The major truck manufacturers justify their increasingly enormous vehicles by claiming "no market" for smaller trucks. The success of the Maverick, however, would seem to contradict that.
The Maverick is based on the Ford Escape compact SUV, and while it is slightly longer than the Escape, it is significantly smaller than any other pickup currently sold in the U.S. It does not have the towing capacity or off-road capabilities of larger trucks, but it should work just fine for the suburban homeowner who is merely looking to haul a few bales of pine straw, build a storage shed, or move their Aunt Myrtle's dresser. A position I find highly relatable.
In the spring of 1988, I found myself in desperate need of a pickup truck.

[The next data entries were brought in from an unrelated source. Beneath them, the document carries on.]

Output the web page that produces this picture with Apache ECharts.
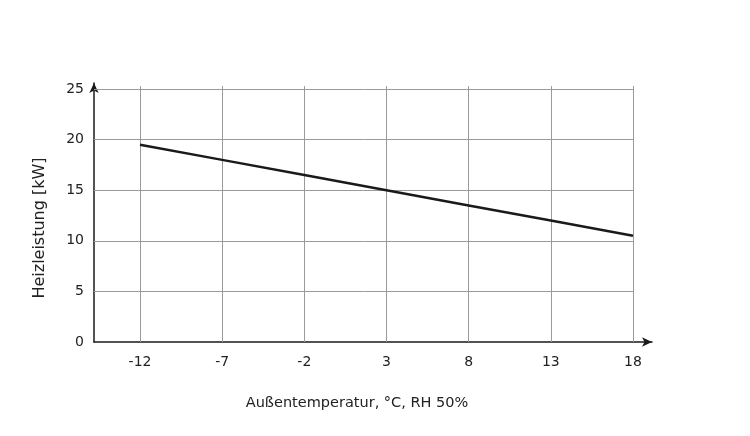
<!DOCTYPE html>
<html><head><meta charset="utf-8">
<script src="https://cdn.jsdelivr.net/npm/echarts@6/dist/echarts.min.js"></script>
<style>html,body{margin:0;padding:0;background:#fff}#c{width:750px;height:436px}</style>
</head><body><div id="c"></div>
<script>
const temps = [-12, -7, -2, 3, 8, 13, 18];
const heating = [19.5, 18.0, 16.5, 15.0, 13.5, 12.0, 10.5];
const yTicks = [0, 5, 10, 15, 20, 25];
const yTitle = 'Heizleistung [kW]';
const xTitle = 'Außentemperatur, °C, RH 50%';

const xMin = -14.8, xMax = 19.16, yMin = 0, yMax = 25.6;
const gridColor = '#9a9a9a';
const font = 'DejaVu Sans';

const gridLines = [];
yTicks.forEach(v => { if (v > 0) gridLines.push([{coord: [xMin, v]}, {coord: [temps[temps.length-1], v]}]); });
temps.forEach(t => gridLines.push([{coord: [t, 0]}, {coord: [t, 25.3]}]));

const chart = echarts.init(document.getElementById('c'), null, {renderer: 'canvas'});
chart.setOption({
  animation: false,
  backgroundColor: '#fff',
  grid: {left: 94, right: 98, top: 83, bottom: 94, containLabel: false},
  xAxis: {
    type: 'value', min: xMin, max: xMax,
    splitLine: {show: false},
    axisLine: {show: true, onZero: false, lineStyle: {color: '#1a1a1a', width: 1.5}, symbol: ['none', 'arrow'], symbolSize: [7, 10]},
    axisTick: {show: false},
    axisLabel: {customValues: temps, margin: 13, color: '#222', fontSize: 14, fontFamily: font}
  },
  yAxis: {
    type: 'value', min: yMin, max: yMax,
    splitLine: {show: false},
    axisLine: {show: true, onZero: false, lineStyle: {color: '#1a1a1a', width: 1.5}, symbol: ['none', 'arrow'], symbolSize: [7, 10]},
    axisTick: {show: false},
    axisLabel: {customValues: yTicks, margin: 10, color: '#222', fontSize: 14, fontFamily: font}
  },
  graphic: [
    {type: 'text', x: 40, y: 228, rotation: Math.PI/2,
     style: {text: yTitle, fill: '#222', font: '16px ' + font, align: 'center', verticalAlign: 'middle'}},
    {type: 'text', x: 357, y: 403,
     style: {text: xTitle, fill: '#222', font: '14.5px ' + font, align: 'center', verticalAlign: 'middle'}}
  ],
  series: [{
    type: 'line',
    data: temps.map((t, i) => [t, heating[i]]),
    symbol: 'none',
    lineStyle: {color: '#1a1a1a', width: 2.5},
    z: 5,
    markLine: {
      silent: true, symbol: ['none', 'none'],
      label: {show: false},
      lineStyle: {color: gridColor, width: 1, type: 'solid'},
      emphasis: {disabled: true},
      data: gridLines,
      z: 1
    }
  }]
});
</script></body></html>
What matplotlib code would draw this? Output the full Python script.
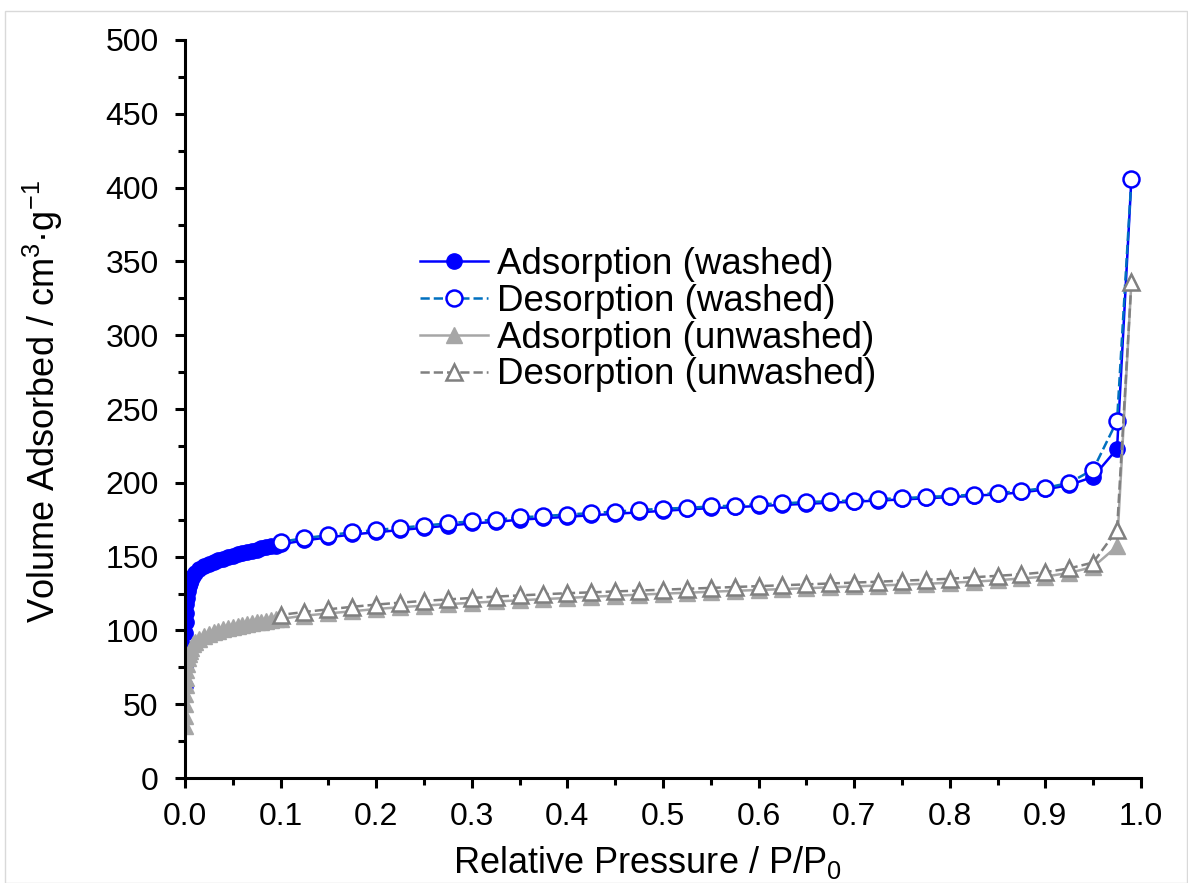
import matplotlib
matplotlib.use("Agg")
import matplotlib.pyplot as plt
from matplotlib.patches import Rectangle

plt.rcParams['font.family'] = ['Liberation Sans', 'DejaVu Sans']
plt.rcParams['mathtext.default'] = 'regular'

# washed sample, adsorption branch
p_ads_w = [0.00005, 0.0001, 0.0002, 0.0004, 0.0007, 0.001, 0.0015, 0.002, 0.003, 0.004,
           0.005, 0.006, 0.008, 0.01, 0.015, 0.02, 0.025, 0.03, 0.035, 0.04, 0.045, 0.05,
           0.055, 0.06, 0.065, 0.07, 0.075, 0.08, 0.085, 0.09, 0.095, 0.1,
           0.125, 0.15, 0.175, 0.2, 0.225, 0.25, 0.275, 0.3, 0.325, 0.35, 0.375, 0.4,
           0.425, 0.45, 0.475, 0.5, 0.525, 0.55, 0.575, 0.6, 0.625, 0.65, 0.675, 0.7,
           0.725, 0.75, 0.775, 0.8, 0.825, 0.85, 0.875, 0.9, 0.925, 0.95, 0.975, 0.99]
v_ads_w = [62, 75, 88, 98, 106, 112, 118, 122, 127, 130,
           132, 134, 137, 139, 141.5, 143.5, 145, 146.5, 147.5, 148.5, 149.5, 150.5,
           151.5, 152.5, 153.3, 154, 154.8, 155.5, 156.2, 157, 157.5, 158.3,
           161, 163, 165, 166.5, 168, 169.5, 171, 172.5, 173.5, 175, 176, 177,
           178, 179, 180, 181, 182, 182.8, 183.5, 184.3, 185, 185.8, 186.5, 187.2,
           188, 188.7, 189.5, 190.3, 191.2, 192.2, 193.5, 195.5, 198.5, 204, 223, 406]

# washed sample, desorption branch
p_des_w = [0.99, 0.975, 0.95, 0.925, 0.9, 0.875, 0.85, 0.825, 0.8, 0.775, 0.75, 0.725,
           0.7, 0.675, 0.65, 0.625, 0.6, 0.575, 0.55, 0.525, 0.5, 0.475, 0.45, 0.425,
           0.4, 0.375, 0.35, 0.325, 0.3, 0.275, 0.25, 0.225, 0.2, 0.175, 0.15, 0.125, 0.1]
v_des_w = [406, 242, 209, 200, 196.5, 194.5, 193, 192, 191, 190.5, 189.5, 189,
           188, 187.5, 187, 186, 185.5, 184.5, 184, 183, 182.5, 181.5, 180.5, 179.5,
           178.5, 177.5, 176.5, 175, 174, 172.5, 171, 169.5, 168, 166.5, 164.5, 162.5, 160]

# unwashed sample, adsorption branch
p_ads_u = [0.00005, 0.0001, 0.0002, 0.0004, 0.0007, 0.001, 0.0015, 0.002, 0.003, 0.004,
           0.005, 0.006, 0.008, 0.01, 0.015, 0.02, 0.025, 0.03, 0.035, 0.04, 0.045, 0.05,
           0.055, 0.06, 0.065, 0.07, 0.075, 0.08, 0.085, 0.09, 0.095, 0.1,
           0.125, 0.15, 0.175, 0.2, 0.225, 0.25, 0.275, 0.3, 0.325, 0.35, 0.375, 0.4,
           0.425, 0.45, 0.475, 0.5, 0.525, 0.55, 0.575, 0.6, 0.625, 0.65, 0.675, 0.7,
           0.725, 0.75, 0.775, 0.8, 0.825, 0.85, 0.875, 0.9, 0.925, 0.95, 0.975, 0.99]
v_ads_u = [35, 42, 50, 57, 63, 68, 73, 77, 81, 84,
           86, 88, 90.5, 92, 94.5, 96, 97.5, 98.8, 99.8, 100.7, 101.5, 102.3,
           103, 103.7, 104.3, 104.9, 105.5, 106, 106.5, 107, 107.4, 107.8,
           110, 111.5, 113, 114.5, 115.7, 116.8, 117.8, 118.7, 119.6, 120.4, 121.2, 122,
           122.8, 123.5, 124.2, 124.9, 125.5, 126.2, 126.8, 127.4, 128, 128.6, 129.2, 129.8,
           130.4, 131, 131.6, 132.3, 133, 134, 135.2, 136.5, 139, 143, 157, 336]

# unwashed sample, desorption branch
p_des_u = [0.99, 0.975, 0.95, 0.925, 0.9, 0.875, 0.85, 0.825, 0.8, 0.775, 0.75, 0.725,
           0.7, 0.675, 0.65, 0.625, 0.6, 0.575, 0.55, 0.525, 0.5, 0.475, 0.45, 0.425,
           0.4, 0.375, 0.35, 0.325, 0.3, 0.275, 0.25, 0.225, 0.2, 0.175, 0.15, 0.125, 0.1]
v_des_u = [336, 168, 146, 142, 139.5, 138, 137, 136, 135, 134.3, 133.7, 133,
           132.4, 131.8, 131.2, 130.6, 130, 129.4, 128.8, 128.2, 127.6, 127, 126.4, 125.8,
           125.2, 124.5, 123.7, 122.9, 122, 121, 120, 118.8, 117.5, 116, 114.3, 112.5, 110.5]

fig = plt.figure(figsize=(11.88, 8.83), dpi=100)
fig.patches.append(Rectangle((0.004, 0.0), 0.995, 0.988, transform=fig.transFigure,
                             fill=False, edgecolor='#D9D9D9', linewidth=1.0))
ax = fig.add_axes([0.1557, 0.1189, 0.8047, 0.8358])

ax.plot(p_ads_w, v_ads_w, '-', color='#0000FF', lw=1.8, marker='o', ms=11,
        mfc='#0000FF', mec='#0000FF', label='Adsorption (washed)')
ax.plot(p_des_w, v_des_w, '--', color='#0070C0', lw=1.8, marker='o', ms=11.5,
        mfc='white', mec='#0000FF', mew=1.8, label='Desorption (washed)')
ax.plot(p_ads_u, v_ads_u, '-', color='#A6A6A6', lw=1.8, marker='^', ms=11,
        mfc='#A6A6A6', mec='#A6A6A6', label='Adsorption (unwashed)')
ax.plot(p_des_u, v_des_u, '--', color='#808080', lw=1.8, marker='^', ms=11.5,
        mfc='white', mec='#808080', mew=1.8, label='Desorption (unwashed)')

ax.set_xlim(0, 1.0)
ax.set_ylim(0, 500)
ax.set_xticks([i / 10 for i in range(11)])
ax.set_xticks([i / 20 for i in range(21)], minor=True)
ax.set_yticks(range(0, 501, 50))
ax.set_yticks(range(0, 501, 25), minor=True)
ax.xaxis.set_major_formatter(matplotlib.ticker.FormatStrFormatter('%.1f'))

for s in ['top', 'right']:
    ax.spines[s].set_visible(False)
for s in ['left', 'bottom']:
    ax.spines[s].set_linewidth(2.2)
ax.tick_params(which='major', direction='out', length=7, width=2.2, labelsize=23)
ax.tick_params(which='minor', direction='out', length=5, width=2.2)
ax.tick_params(axis='x', which='major', pad=10)
ax.tick_params(axis='y', which='major', pad=12)

ax.set_xlabel('Relative Pressure / P/P$_0$', fontsize=26)
ax.set_ylabel('Volume Adsorbed / cm$^3$·g$^{-1}$', fontsize=26)
ax.xaxis.set_label_coords(0.484, -0.09)
ax.yaxis.set_label_coords(-0.125, 0.51)

ax.legend(loc='upper left', bbox_to_anchor=(0.3315, 0.7495), bbox_transform=fig.transFigure,
          frameon=False, fontsize=26.5, handlelength=1.85, handletextpad=0.25,
          labelspacing=0.05, borderpad=0.2)

fig.savefig('out.png', dpi=100)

I had moved into a small farmhouse in rural Wood County, Ohio, six months earlier with the somewhat naive idea that it would be possible to manage an acre homestead and small apple orchard with two tiny compact cars. For the first few months, I made this work because one of the "perks" of my management job at Best Products was the occasional use of the "company vehicle," an ancient and battle-scarred Ford Bronco, for just the cost of filling its tank. The Bronco had given up the ghost around Easter, however, and the need for a more practical vehicle of my own became very obvious one night as we drove home from Bowling Green with Janet in the back seat holding onto a half-dozen landscape timbers, roughly two-thirds the length of which were sticking out the back passenger side window of our '86 Chevy Nova.
My dream truck at the time was the mid-sized Jeep Comanche (D), which I, perhaps incorrectly, perceived to be a more rugged and manly vehicle than the similarly sized Ford Ranger and Chevy S-10. The Comanche featured the same classic angular look as the Jeep Cherokee SUV. Conversely, the other truck I liked was something called a Dodge Rampage (C). It was a cross between a pickup truck and a compact car, sort of a diminutive El Camino. The problem with these vehicles (and the Ford and Chevy, for that matter) was that they cost money, something that was in relatively short supply in those early days at the Little House On The Highway.
We were still making payments from deep underwater on both our cars, and the downpayment on the house had all but emptied our bank account. There was just no way to make a new truck work in a fiscally responsible manner. Ironically, this led to what would probably go down as one of the WORST vehicle purchases I have ever made.
If I couldn't have a new Jeep Comanche, then a 12-year-old Jeep J-10 (B) would work nearly as well, right? Not exactly. For the few hundred dollars I could afford, I got an underpowered gas-guzzler that was disintegrating into rust before my eyes. While the J-10 did provide the hauling capacity I required, it was a constant headache. Its six-cylinder, three-speed manual drive train, heavy-duty construction, and less than aerodynamic shape made it a hazard at any speed above a crawl, all the while burning fuel at a rate that would shock even the sensibilities of Suburban and Expedition owners. The funny thing is that when I look at pictures of J-10s now, they were, in their un-rusted state, actually rather good-looking vehicles, sharing many design cues with the iconic Grand Wagoneer.
If I had to hazard a guess, I'd say that the success of the Maverick is likely to encourage other manufacturers to offer smaller trucks. This spring, Hyundai is coming out with its SUV/pickup mashup, the Santa Cruz, and GM is reportedly planning a small El Camino-like vehicle based on the Equinox. In the meantime, Ford appears to have the small truck market to itself.